# Written exercise
Leave out the pictures and repeat everything else in the records exactly.

--- Start Provided records ---

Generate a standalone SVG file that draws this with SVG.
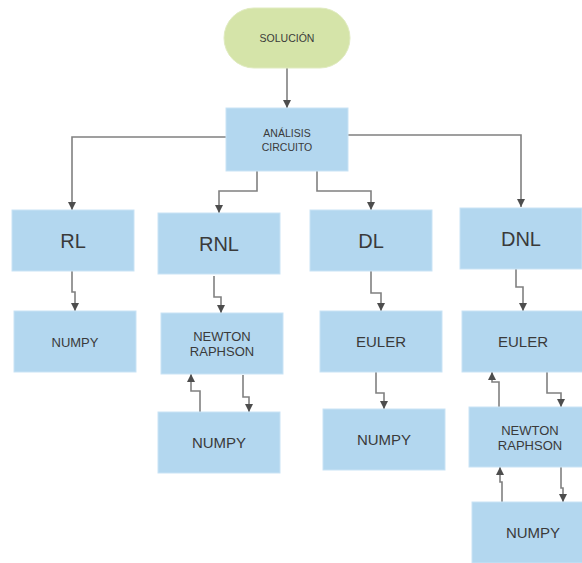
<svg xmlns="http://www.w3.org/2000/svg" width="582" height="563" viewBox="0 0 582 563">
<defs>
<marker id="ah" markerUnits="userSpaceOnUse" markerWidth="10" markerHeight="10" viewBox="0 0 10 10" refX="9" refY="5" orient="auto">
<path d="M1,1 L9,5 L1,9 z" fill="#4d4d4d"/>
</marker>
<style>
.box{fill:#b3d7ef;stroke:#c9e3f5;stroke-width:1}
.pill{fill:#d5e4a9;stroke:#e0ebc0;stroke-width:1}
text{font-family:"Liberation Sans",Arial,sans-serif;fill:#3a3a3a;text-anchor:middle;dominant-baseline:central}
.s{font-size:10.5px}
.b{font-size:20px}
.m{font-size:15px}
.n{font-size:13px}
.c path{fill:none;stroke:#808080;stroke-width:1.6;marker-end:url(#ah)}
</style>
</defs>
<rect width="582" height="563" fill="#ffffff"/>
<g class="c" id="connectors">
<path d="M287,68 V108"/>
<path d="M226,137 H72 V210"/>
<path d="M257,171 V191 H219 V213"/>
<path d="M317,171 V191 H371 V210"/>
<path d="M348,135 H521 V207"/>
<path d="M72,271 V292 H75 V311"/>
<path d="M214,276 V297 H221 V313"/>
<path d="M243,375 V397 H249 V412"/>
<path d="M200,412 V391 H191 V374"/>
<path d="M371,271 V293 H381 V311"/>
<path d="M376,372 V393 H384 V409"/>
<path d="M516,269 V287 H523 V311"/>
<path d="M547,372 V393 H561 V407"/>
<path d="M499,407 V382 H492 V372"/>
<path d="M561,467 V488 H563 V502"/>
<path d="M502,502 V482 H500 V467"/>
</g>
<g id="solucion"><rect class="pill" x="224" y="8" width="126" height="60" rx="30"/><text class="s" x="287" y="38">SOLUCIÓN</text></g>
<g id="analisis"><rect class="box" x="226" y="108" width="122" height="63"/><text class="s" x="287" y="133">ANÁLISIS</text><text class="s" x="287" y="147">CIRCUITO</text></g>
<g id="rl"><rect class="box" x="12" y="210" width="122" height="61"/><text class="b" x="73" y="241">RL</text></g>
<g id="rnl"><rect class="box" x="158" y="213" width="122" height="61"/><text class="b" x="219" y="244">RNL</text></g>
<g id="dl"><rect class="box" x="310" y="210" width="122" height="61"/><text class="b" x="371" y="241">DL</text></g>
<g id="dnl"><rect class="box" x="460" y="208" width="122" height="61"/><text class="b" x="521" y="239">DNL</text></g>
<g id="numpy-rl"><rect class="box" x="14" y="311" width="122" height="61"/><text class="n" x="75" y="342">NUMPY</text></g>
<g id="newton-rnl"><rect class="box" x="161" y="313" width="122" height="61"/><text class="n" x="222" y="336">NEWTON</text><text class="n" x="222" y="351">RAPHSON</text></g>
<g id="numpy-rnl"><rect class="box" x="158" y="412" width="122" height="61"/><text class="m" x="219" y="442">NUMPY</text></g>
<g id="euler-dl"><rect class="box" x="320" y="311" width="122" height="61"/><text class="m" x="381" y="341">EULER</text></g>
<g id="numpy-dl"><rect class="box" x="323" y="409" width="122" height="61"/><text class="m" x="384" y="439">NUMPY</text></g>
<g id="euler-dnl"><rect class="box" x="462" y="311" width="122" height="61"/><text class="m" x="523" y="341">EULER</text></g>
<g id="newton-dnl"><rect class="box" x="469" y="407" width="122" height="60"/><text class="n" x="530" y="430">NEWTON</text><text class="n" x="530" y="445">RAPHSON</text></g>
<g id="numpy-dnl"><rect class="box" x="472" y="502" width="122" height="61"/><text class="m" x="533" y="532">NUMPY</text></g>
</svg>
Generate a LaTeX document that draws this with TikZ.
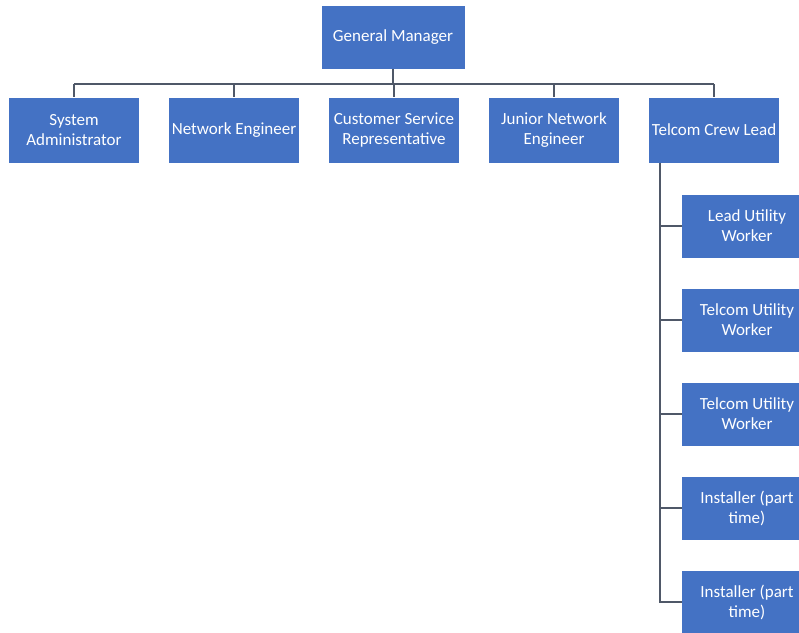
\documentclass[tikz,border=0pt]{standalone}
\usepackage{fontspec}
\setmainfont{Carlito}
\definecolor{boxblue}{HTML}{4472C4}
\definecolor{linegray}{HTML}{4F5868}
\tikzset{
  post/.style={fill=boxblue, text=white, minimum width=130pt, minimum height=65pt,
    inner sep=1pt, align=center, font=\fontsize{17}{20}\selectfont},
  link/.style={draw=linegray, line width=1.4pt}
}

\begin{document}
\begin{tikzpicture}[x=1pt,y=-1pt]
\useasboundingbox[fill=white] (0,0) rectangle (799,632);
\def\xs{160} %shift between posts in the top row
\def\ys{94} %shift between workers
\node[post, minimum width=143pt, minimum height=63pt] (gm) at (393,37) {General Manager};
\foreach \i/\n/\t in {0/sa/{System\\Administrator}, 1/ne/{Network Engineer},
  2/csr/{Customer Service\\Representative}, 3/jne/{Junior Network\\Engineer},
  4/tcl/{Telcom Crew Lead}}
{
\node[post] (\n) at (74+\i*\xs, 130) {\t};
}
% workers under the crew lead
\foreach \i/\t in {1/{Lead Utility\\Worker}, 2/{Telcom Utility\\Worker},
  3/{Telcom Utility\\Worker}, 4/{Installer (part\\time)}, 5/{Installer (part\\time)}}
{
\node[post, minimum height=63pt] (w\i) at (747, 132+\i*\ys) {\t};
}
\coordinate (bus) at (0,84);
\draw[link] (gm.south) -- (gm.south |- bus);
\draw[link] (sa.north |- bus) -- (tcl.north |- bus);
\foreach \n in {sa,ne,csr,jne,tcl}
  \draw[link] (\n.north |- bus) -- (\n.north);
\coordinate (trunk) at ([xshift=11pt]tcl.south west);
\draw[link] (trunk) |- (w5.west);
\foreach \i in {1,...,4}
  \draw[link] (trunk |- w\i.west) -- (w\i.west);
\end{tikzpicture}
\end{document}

--- End Provided records ---

# Response to the exercise
Generate a standalone SVG file that draws this with SVG.
<svg xmlns="http://www.w3.org/2000/svg" width="582" height="563" viewBox="0 0 582 563">
<defs>
<marker id="ah" markerUnits="userSpaceOnUse" markerWidth="10" markerHeight="10" viewBox="0 0 10 10" refX="9" refY="5" orient="auto">
<path d="M1,1 L9,5 L1,9 z" fill="#4d4d4d"/>
</marker>
<style>
.box{fill:#b3d7ef;stroke:#c9e3f5;stroke-width:1}
.pill{fill:#d5e4a9;stroke:#e0ebc0;stroke-width:1}
text{font-family:"Liberation Sans",Arial,sans-serif;fill:#3a3a3a;text-anchor:middle;dominant-baseline:central}
.s{font-size:10.5px}
.b{font-size:20px}
.m{font-size:15px}
.n{font-size:13px}
.c path{fill:none;stroke:#808080;stroke-width:1.6;marker-end:url(#ah)}
</style>
</defs>
<rect width="582" height="563" fill="#ffffff"/>
<g class="c" id="connectors">
<path d="M287,68 V108"/>
<path d="M226,137 H72 V210"/>
<path d="M257,171 V191 H219 V213"/>
<path d="M317,171 V191 H371 V210"/>
<path d="M348,135 H521 V207"/>
<path d="M72,271 V292 H75 V311"/>
<path d="M214,276 V297 H221 V313"/>
<path d="M243,375 V397 H249 V412"/>
<path d="M200,412 V391 H191 V374"/>
<path d="M371,271 V293 H381 V311"/>
<path d="M376,372 V393 H384 V409"/>
<path d="M516,269 V287 H523 V311"/>
<path d="M547,372 V393 H561 V407"/>
<path d="M499,407 V382 H492 V372"/>
<path d="M561,467 V488 H563 V502"/>
<path d="M502,502 V482 H500 V467"/>
</g>
<g id="solucion"><rect class="pill" x="224" y="8" width="126" height="60" rx="30"/><text class="s" x="287" y="38">SOLUCIÓN</text></g>
<g id="analisis"><rect class="box" x="226" y="108" width="122" height="63"/><text class="s" x="287" y="133">ANÁLISIS</text><text class="s" x="287" y="147">CIRCUITO</text></g>
<g id="rl"><rect class="box" x="12" y="210" width="122" height="61"/><text class="b" x="73" y="241">RL</text></g>
<g id="rnl"><rect class="box" x="158" y="213" width="122" height="61"/><text class="b" x="219" y="244">RNL</text></g>
<g id="dl"><rect class="box" x="310" y="210" width="122" height="61"/><text class="b" x="371" y="241">DL</text></g>
<g id="dnl"><rect class="box" x="460" y="208" width="122" height="61"/><text class="b" x="521" y="239">DNL</text></g>
<g id="numpy-rl"><rect class="box" x="14" y="311" width="122" height="61"/><text class="n" x="75" y="342">NUMPY</text></g>
<g id="newton-rnl"><rect class="box" x="161" y="313" width="122" height="61"/><text class="n" x="222" y="336">NEWTON</text><text class="n" x="222" y="351">RAPHSON</text></g>
<g id="numpy-rnl"><rect class="box" x="158" y="412" width="122" height="61"/><text class="m" x="219" y="442">NUMPY</text></g>
<g id="euler-dl"><rect class="box" x="320" y="311" width="122" height="61"/><text class="m" x="381" y="341">EULER</text></g>
<g id="numpy-dl"><rect class="box" x="323" y="409" width="122" height="61"/><text class="m" x="384" y="439">NUMPY</text></g>
<g id="euler-dnl"><rect class="box" x="462" y="311" width="122" height="61"/><text class="m" x="523" y="341">EULER</text></g>
<g id="newton-dnl"><rect class="box" x="469" y="407" width="122" height="60"/><text class="n" x="530" y="430">NEWTON</text><text class="n" x="530" y="445">RAPHSON</text></g>
<g id="numpy-dnl"><rect class="box" x="472" y="502" width="122" height="61"/><text class="m" x="533" y="532">NUMPY</text></g>
</svg>
Generate a LaTeX document that draws this with TikZ.
\documentclass[tikz,border=0pt]{standalone}
\usepackage{fontspec}
\setmainfont{Carlito}
\definecolor{boxblue}{HTML}{4472C4}
\definecolor{linegray}{HTML}{4F5868}
\tikzset{
  post/.style={fill=boxblue, text=white, minimum width=130pt, minimum height=65pt,
    inner sep=1pt, align=center, font=\fontsize{17}{20}\selectfont},
  link/.style={draw=linegray, line width=1.4pt}
}

\begin{document}
\begin{tikzpicture}[x=1pt,y=-1pt]
\useasboundingbox[fill=white] (0,0) rectangle (799,632);
\def\xs{160} %shift between posts in the top row
\def\ys{94} %shift between workers
\node[post, minimum width=143pt, minimum height=63pt] (gm) at (393,37) {General Manager};
\foreach \i/\n/\t in {0/sa/{System\\Administrator}, 1/ne/{Network Engineer},
  2/csr/{Customer Service\\Representative}, 3/jne/{Junior Network\\Engineer},
  4/tcl/{Telcom Crew Lead}}
{
\node[post] (\n) at (74+\i*\xs, 130) {\t};
}
% workers under the crew lead
\foreach \i/\t in {1/{Lead Utility\\Worker}, 2/{Telcom Utility\\Worker},
  3/{Telcom Utility\\Worker}, 4/{Installer (part\\time)}, 5/{Installer (part\\time)}}
{
\node[post, minimum height=63pt] (w\i) at (747, 132+\i*\ys) {\t};
}
\coordinate (bus) at (0,84);
\draw[link] (gm.south) -- (gm.south |- bus);
\draw[link] (sa.north |- bus) -- (tcl.north |- bus);
\foreach \n in {sa,ne,csr,jne,tcl}
  \draw[link] (\n.north |- bus) -- (\n.north);
\coordinate (trunk) at ([xshift=11pt]tcl.south west);
\draw[link] (trunk) |- (w5.west);
\foreach \i in {1,...,4}
  \draw[link] (trunk |- w\i.west) -- (w\i.west);
\end{tikzpicture}
\end{document}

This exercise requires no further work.